Hello everyone!
In this blogpost, I want to talk about the probabilistic method in mathematics, how it can be used to obtain good randomized approximation algorithms for hard problems, and how we can use some derandomization techniques to turn these into deterministic algorithms that maintain the exact same guarantees.
Thanks to peltorator for proofreading this article and giving very useful feedback.
The Probabilistic Method
In short, this method (pioneered by Paul Erdős) states: in order to prove that a structure with certain desired properties exists, one can define a probability space of all such structures and mathematically show that the desired properties hold in this space with a strictly positive probability. If the probability is $$$ \gt 0$$$, the structure must exist.
Motivating Problem: Max Cut
The Problem: Given an undirected graph $$$G = (V, E)$$$, a 2-coloring of its vertices is an assignment of a color (Red or Blue) to each vertex. Given any 2-coloring, we define a cut as the set of edges whose endpoints have different colors. We are interested in finding a 2-coloring that maximizes the cut size. Let's denote that maximum possible cut size as $$$M$$$.
This problem is actually NP-hard for general graphs, so instead of trying to design an algorithm that computes the maximum cut, let's design one that computes an approximation (in particular, the algorithm will produce a cut that is at least half of the max cut). Since we just talked about the probabilistic method, let's try applying that.
The Randomized Baseline: Assume a completely random 2-coloring: independently, each vertex is colored Red with probability $$$1/2$$$ and Blue with probability $$$1/2$$$. What is the expected size of our cut?
Let $$$c_v \in \lbrace 0, 1\rbrace$$$ be the color of vertex $$$v$$$. For any edge $$$e = (u, v) \in E$$$, since both endpoints are colored independently at random, the edge will belong to the cut with probability $$$1/2$$$. Then, by linearity of expectation, the expected size of the cut is $$$\frac{|E|}{2}$$$.
So, the expected cut size is exactly half the total number of edges. Furthermore, because the absolute maximum cut $$$M$$$ obviously cannot exceed the total number of edges ($$$M \le |E|$$$), we know that $$$|E|/2 \ge M/2$$$.
This gives us our first algorithm: simply color everything randomly, and on average, we obtain a randomized 0.5-approximation.
But an "average" is not a strict guarantee, and we want algorithms that never fail. This is where we apply the Averaging Principle: since the expected score across all possible random colorings is $$$|E|/2$$$, it mathematically follows that there must exist at least one specific, deterministic coloring that achieves a cut of $$$\ge |E|/2$$$.
The question is: how do we find it efficiently? Let's derandomize the above algorithm.

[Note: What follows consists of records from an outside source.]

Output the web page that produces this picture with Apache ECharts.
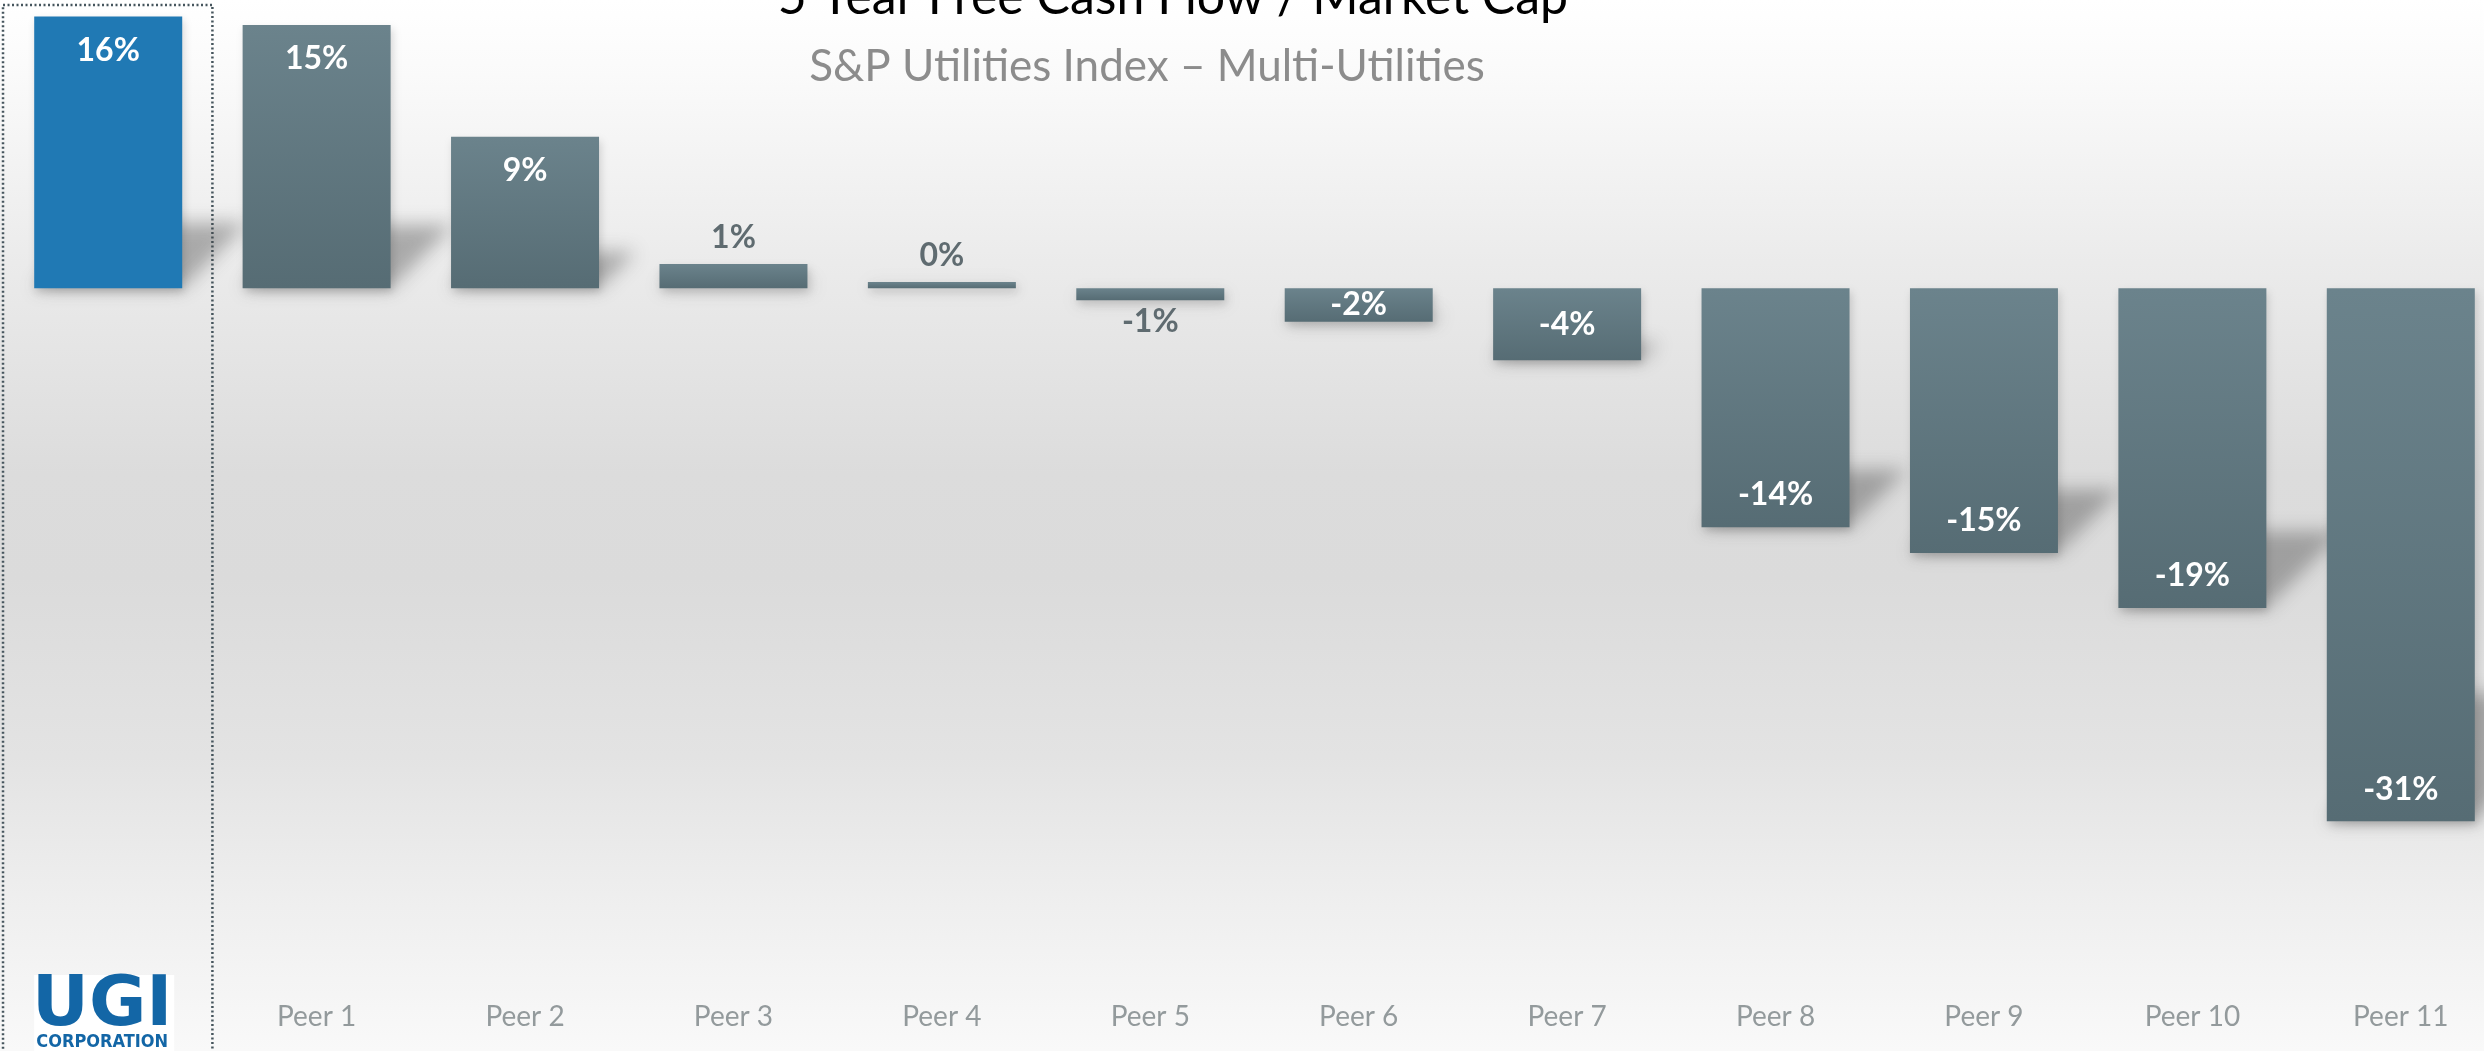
<!DOCTYPE html>
<html>
<head>
<meta charset="utf-8">
<script src="https://cdn.jsdelivr.net/npm/echarts@6/dist/echarts.min.js"></script>
<style>
  html, body { margin: 0; padding: 0; background: #fff; }
  #chart { width: 2484px; height: 1051px; }
</style>
</head>
<body>
<div id="chart"></div>
<script>
  // data
  const categories = ['UGI', 'Peer 1', 'Peer 2', 'Peer 3', 'Peer 4', 'Peer 5', 'Peer 6', 'Peer 7', 'Peer 8', 'Peer 9', 'Peer 10', 'Peer 11']
  const values = [15.8, 15.3, 8.8, 1.4, 0.35, -0.7, -1.95, -4.2, -13.9, -15.4, -18.6, -31.0]
  const titleText = '5 Year Free Cash Flow / Market Cap'
  const subtitleText = 'S&P Utilities Index – Multi-Utilities'

  const chart = echarts.init(document.getElementById('chart'))
  const barRatio = 148 / 208.4
  const OFF = 6000

  const greyBar = new echarts.graphic.LinearGradient(0, 0, 0, 1, [
    { offset: 0, color: '#6b838c' },
    { offset: 1, color: '#566c74' }
  ])

  function labelFor(v) {
    const a = Math.abs(v)
    if (a < 1.5) {
      return { position: v > 0 ? 'top' : 'bottom', distance: v > 0 ? 10 : 6, color: '#5f6b70' }
    }
    if (a < 5) {
      return { position: 'inside', color: '#fff' }
    }
    return v > 0
      ? { position: 'insideTop', distance: 18, color: '#fff' }
      : { position: 'insideBottom', distance: 16, color: '#fff' }
  }

  const barData = values.map((v, i) => ({
    value: v,
    itemStyle: { color: i === 0 ? '#2079b4' : greyBar },
    label: labelFor(v)
  }))

  chart.setOption({
    backgroundColor: new echarts.graphic.LinearGradient(0, 0, 0, 1, [
      { offset: 0, color: '#ffffff' },
      { offset: 0.06, color: '#fbfbfb' },
      { offset: 0.25, color: '#ebebeb' },
      { offset: 0.45, color: '#dcdcdc' },
      { offset: 0.55, color: '#dbdbdb' },
      { offset: 0.72, color: '#e3e3e3' },
      { offset: 0.85, color: '#eeeeee' },
      { offset: 1, color: '#f9f9f9' }
    ]),
    animation: false,
    title: [
      {
        text: titleText,
        left: 1168,
        top: -32,
        textAlign: 'center',
        textStyle: { fontFamily: 'Lato', fontSize: 50, fontWeight: 'normal', color: '#000' }
      },
      {
        text: subtitleText,
        left: 1142,
        top: 40,
        textAlign: 'center',
        textStyle: { fontFamily: 'Lato', fontSize: 44, fontWeight: 'normal', color: '#8c8c8c' }
      }
    ],
    grid: { left: 4, top: 13, width: 2501, height: 963, containLabel: false, outerBoundsMode: 'none' },
    xAxis: {
      type: 'category',
      data: categories,
      axisLine: { show: false },
      axisTick: { show: false },
      axisLabel: {
        margin: 27,
        fontFamily: 'Lato',
        fontSize: 28,
        color: '#939a9c',
        formatter: (v, i) => (i === 0 ? '' : v)
      }
    },
    yAxis: {
      type: 'value',
      min: -40,
      max: 16,
      show: false,
      splitLine: { show: false }
    },
    series: [
      {
        type: 'custom',
        z: 1,
        silent: true,
        data: values.map((v, i) => [i, v]),
        encode: { x: 0, y: 1 },
        renderItem: (params, api) => {
          const i = api.value(0)
          const v = api.value(1)
          const p0 = api.coord([i, 0])
          const p1 = api.coord([i, v])
          const half = api.size([1, 0])[0] * barRatio / 2
          const yb = Math.max(p0[1], p1[1])
          const d = Math.abs(p1[1] - p0[1]) * 0.24
          const L = p0[0] - half
          const R = p0[0] + half
          return {
            type: 'polygon',
            x: -OFF,
            shape: { points: [[L, yb], [R, yb], [R + d, yb - d], [L + d, yb - d]] },
            style: {
              fill: '#000',
              shadowBlur: 18,
              shadowColor: 'rgba(70,70,70,0.4)',
              shadowOffsetX: OFF
            }
          }
        }
      },
      {
        type: 'bar',
        z: 2,
        barWidth: 148,
        data: barData,
        itemStyle: {
          shadowBlur: 8,
          shadowColor: 'rgba(0,0,0,0.15)',
          shadowOffsetY: 4,
          shadowOffsetX: 2
        },
        label: {
          show: true,
          fontFamily: 'Lato',
          fontWeight: 'bold',
          fontSize: 32,
          formatter: (p) => Math.round(p.value) + '%'
        }
      }
    ]
  })

  // UGI logo under the first bar and the dotted box round that category
  const cx = chart.convertToPixel({ xAxisIndex: 0 }, categories[0])
  const band = 208.4
  chart.setOption({
    graphic: [
      {
        type: 'rect',
        silent: true,
        shape: { x: cx - band / 2 - 1, y: 5, width: band + 1, height: 1100 },
        style: { fill: 'none', stroke: '#46555d', lineWidth: 2.5, lineDash: [2, 2.5] }
      },
      {
        type: 'rect',
        silent: true,
        shape: { x: cx - 74, y: 975, width: 140, height: 80 },
        style: { fill: '#fff' }
      },
      {
        type: 'text',
        silent: true,
        x: cx - 6,
        y: 1007,
        style: {
          text: 'UGI',
          fontFamily: 'DejaVu Sans',
          fontWeight: 'bold',
          fontSize: 70,
          fill: '#1366a6',
          align: 'center',
          verticalAlign: 'middle'
        }
      },
      {
        type: 'text',
        silent: true,
        x: cx - 6,
        y: 1042,
        style: {
          text: 'CORPORATION',
          fontFamily: 'DejaVu Sans Condensed',
          fontWeight: 'bold',
          fontSize: 18,
          fill: '#1366a6',
          align: 'center',
          verticalAlign: 'middle'
        }
      }
    ]
  })
</script>
</body>
</html>
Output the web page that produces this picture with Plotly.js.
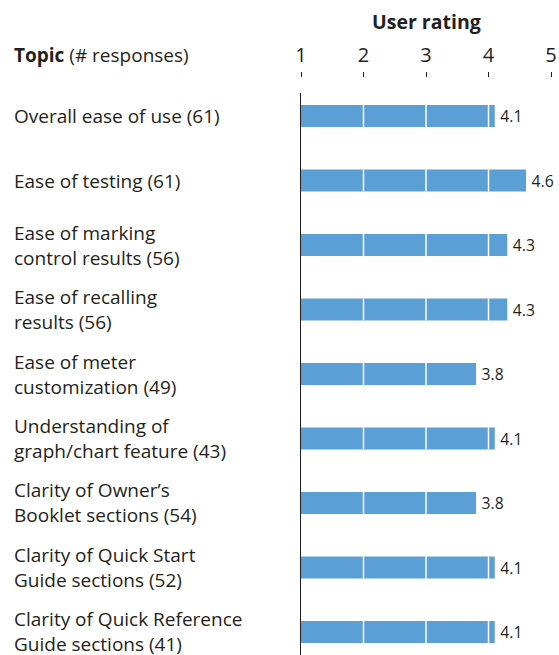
<!DOCTYPE html>
<html>
<head>
<meta charset="utf-8">
<script src="https://cdn.plot.ly/plotly-3.0.1.min.js"></script>
<style>html,body{margin:0;padding:0;background:#fff;}#chart{width:559px;height:655px;}</style>
</head>
<body>
<div id="chart"></div>
<script>
const topics = [
  "Overall ease of use (61)",
  "Ease of testing (61)",
  "Ease of marking<br>control results (56)",
  "Ease of recalling<br>results (56)",
  "Ease of meter<br>customization (49)",
  "Understanding of<br>graph/chart feature (43)",
  "Clarity of Owner’s<br>Booklet sections (54)",
  "Clarity of Quick Start<br>Guide sections (52)",
  "Clarity of Quick Reference<br>Guide sections (41)"
];
const ratings = [4.1, 4.6, 4.3, 4.3, 3.8, 4.1, 3.8, 4.1, 4.1];
const tickValues = [1, 2, 3, 4, 5];
const gridValues = [2, 3, 4];
const scaleMin = 1, scaleMax = 5;

const FONT = "Open Sans, Noto Sans, sans-serif";
const TXT = "#231f20";
const BAR = "#5a9fd5";

const W = 559, H = 655;
const plotTop = 93, axisY = 77;
const BAR_W = 0.34;

const trace = {
  type: "bar",
  orientation: "h",
  y: topics,
  x: ratings.map(v => v - scaleMin),
  base: scaleMin,
  text: ratings.map(v => v.toFixed(1)),
  texttemplate: "\u2009%{text}",
  textposition: "outside",
  textfont: {family: FONT, size: 16.5, color: TXT},
  cliponaxis: false,
  marker: {color: BAR, line: {width: 0}},
  width: BAR_W,
  hoverinfo: "none"
};

// white grid lines drawn only across the bars
const shapes = [];
ratings.forEach((r, i) => {
  gridValues.filter(g => g < r).forEach(g => {
    shapes.push({
      type: "line", xref: "x", yref: "y",
      x0: g, x1: g, y0: i - BAR_W / 2, y1: i + BAR_W / 2,
      line: {color: "#ffffff", width: 1.5},
      layer: "above"
    });
  });
});

const LABEL_SIZE = 19;
const leftX = (13 - 301) / 250;
const annotations = topics.map(t => ({
  xref: "paper", yref: "y",
  x: leftX, y: t,
  xanchor: "left", yanchor: "middle", align: "left",
  text: t, showarrow: false, borderpad: 0,
  font: {family: FONT, size: LABEL_SIZE, color: TXT}
}));
annotations.push({
  xref: "paper", yref: "paper",
  x: leftX, y: (H - 55) / H,
  xanchor: "left", yanchor: "middle", align: "left",
  text: "<b>Topic</b> (# responses)", showarrow: false, borderpad: 0,
  font: {family: FONT, size: LABEL_SIZE, color: TXT}
});
annotations.push({
  xref: "paper", yref: "paper",
  x: 0.5, y: (H - 22) / H,
  xanchor: "center", yanchor: "middle",
  text: "<b>User rating</b>", showarrow: false, borderpad: 0,
  font: {family: FONT, size: 19.5, color: TXT}
});

const layout = {
  width: W, height: H,
  margin: {l: 301, r: 8, t: 0, b: 0, pad: 0},
  paper_bgcolor: "#ffffff", plot_bgcolor: "#ffffff",
  showlegend: false,
  font: {family: FONT, color: TXT},
  xaxis: {
    range: [scaleMin, scaleMax],
    side: "top", anchor: "free", position: (H - axisY) / H,
    tickmode: "array", tickvals: tickValues, ticktext: tickValues.map(String),
    ticks: "outside", ticklen: 5, tickwidth: 1, tickcolor: TXT,
    tickfont: {family: FONT, size: 20, color: TXT},
    ticklabelstandoff: 2,
    showgrid: false, zeroline: false, showline: false, fixedrange: true
  },
  yaxis: {
    domain: [0, (H - plotTop) / H],
    range: [8.357, -0.357],
    type: "category",
    showticklabels: false, ticks: "",
    showgrid: false, zeroline: false,
    showline: true, linecolor: TXT, linewidth: 1.5,
    layer: "above traces", fixedrange: true
  },
  shapes: shapes,
  annotations: annotations,
  bargap: 0.66
};

Plotly.newPlot("chart", [trace], layout, {displayModeBar: false, staticPlot: true});
</script>
</body>
</html>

Derandomization via Conditional Expectations
To remove the randomness, we will label our vertices $$$1, 2, \dots, n$$$ and assign them colors iteratively in that exact order.
Suppose we are currently at step $$$k$$$, meaning we have already permanently assigned colors to the first $$$k-1$$$ vertices. Let's call this fixed history of choices $$$H_{k-1} = (c_1, c_2, \dots, c_{k-1})$$$. We now need to decide the color $$$c_k \in \lbrace 0, 1 \rbrace$$$ for vertex $$$k$$$.
How do we make this choice? We want to ensure that our expected cut size never drops below our initial guarantee of $$$|E|/2$$$.
By applying Marginalization (The Law of Total Expectation) over the two possible colors we could assign to $$$k$$$, we can express our current expected cut size as the exact average of the two future branches:
By the Averaging Principle, it is impossible for both future branches to have an expected value strictly less than the current average. At least one of the choices ($$$c_k = 0$$$ or $$$c_k = 1$$$) must yield an expected cut size $$$\ge \mathbb{E}[\text{Cut Size} \mid H_{k-1}]$$$.
This gives us a deterministic strategy: At each step $$$k$$$, compute the expected cut size for both possible colors of vertex $$$k$$$, and greedily pick the color that gives the larger expectation. Inductively, if the expectation never decreases, our final deterministic coloring will have a cut size $$$\ge |E|/2$$$.
Evaluating the Conditional Probabilities
Computing the expected size of a cut over all possible future random combinations sounds like it would take exponential time. Let's expand the expectation mathematically to see how it simplifies.
By linearity of expectation, the expected cut size is the sum of the probabilities of each individual edge being cut:
To understand how choosing $$$c_k$$$ affects this sum, let's explicitly split the sum into two parts: edges that do not include vertex $$$k$$$, and edges that do include vertex $$$k$$$.
1. Edges not incident to $$$k$$$: Look at the first sum. The endpoints of these edges are either in our history (their colors are already fixed) or in the future (they will be assigned randomly later). Crucially, the probability of these edges being cut does not depend on $$$c_k$$$. Therefore, this entire first sum evaluates to the exact same constant $$$W$$$ regardless of whether we choose $$$c_k = 0$$$ or $$$c_k = 1$$$.
2. Edges incident to $$$k$$$: Now look at the second sum. These are the direct neighbors of vertex $$$k$$$. We can split these neighbors into two groups:
Backward Edges ($$$u \lt k$$$): Vertex $$$u$$$ has already been assigned a deterministic color $$$c_u$$$ in our history.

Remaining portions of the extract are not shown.